Friday, March 2, 2018

"Strewing a little happiness..."

From an enjoyable appreciation of P.G. Wodehouse by Joseph Epstein, "Frivolous, Empty, and Perfectly Delightful":
.... For a writer who never aspired to be other than popular, in later life Wodehouse acquired accolades from many writers who easily cleared the high-brow bar, including T.S. Eliot, W.H. Auden, Evelyn Waugh, Dorothy Parker, Kingsley Amis, Eudora Welty, Lionel Trilling, Bertrand Russell, and Ludwig Wittgenstein. Hillaire Belloc called him “the best writer of English now alive,” a handsome tribute seconded by H.L. Mencken. “Temperate admirers of his work,” wrote the English drama critic James Agate, “are non-existent.”

Wodehouse wrote no faulty sentences, and countless ones that, for people who care about the pleasing ordering of words, give unrivalled delight. In his biography McCrum offers the following splendid example, one of hundreds, perhaps thousands, that could be adduced:
In the face of the young man who sat on the terrace of the Hotel Magnifique at Cannes there crept a look of furtive shame, the shifty, hangdog look which announces that an Englishman is about to talk French.
....“I believe there are two ways of writing novels,” Wodehouse wrote. “One is mine, making a sort of musical comedy without music and ignoring real life altogether; the other is going right down deep into life, and not giving a damn.” No one would accuse P.G. Wodehouse of ever flirting with realism. His fiction is uniformly preposterous. “I don’t really know anything about writing except farcical comedy,” he wrote to his friend the novelist William Townsend. “A real person in my fiction would stick out like a sore thumb.”

Nobody dies in Wodehouse novels or stories. In his fiction there are no wars, economic depression, sex below the neck, little Sturm and even less Drang, with only satisfyingly happy endings awaiting at the close. English country-house scenes were his favorite milieu. These are populated with aimless young men in spats with names like Stilton Cheesewright, Bingo Little, Tuppy Glossop, and Pongo Twistleton; troublesome young women, terrifying aunts, and eccentric servants; notable props include two-seater roadsters, cigarette holders, monocles, and lots of cocktails. ....

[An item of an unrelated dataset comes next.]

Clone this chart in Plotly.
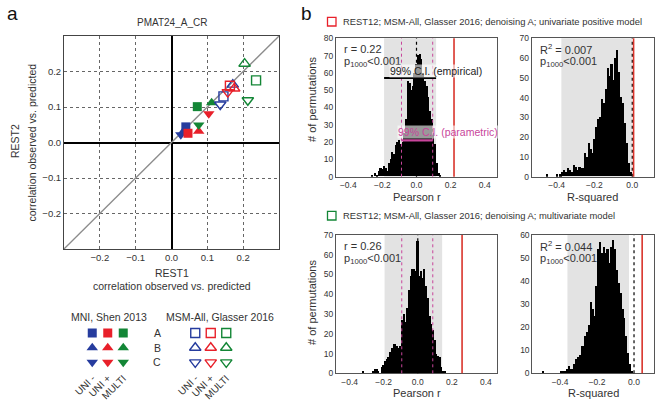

The work of humorists is not usually long-lived. Among Americans, two very different examples, James Thurber and S.J. Perelman, seem to have bitten the dust, at least they have for me. Yet Wodehouse remains readable and immensely enjoyable. Perhaps this is owing to his having written about a world that never really existed, so that his work, unlike Thurber and Perelman’s, isn’t finally time-bound. “I’m all for strewing a little happiness as I go by,” Wodehouse wrote to William Townsend, and he did so in ample measure. He would have been pleased to learn that for his readers the gift of that happiness has yet to stop giving.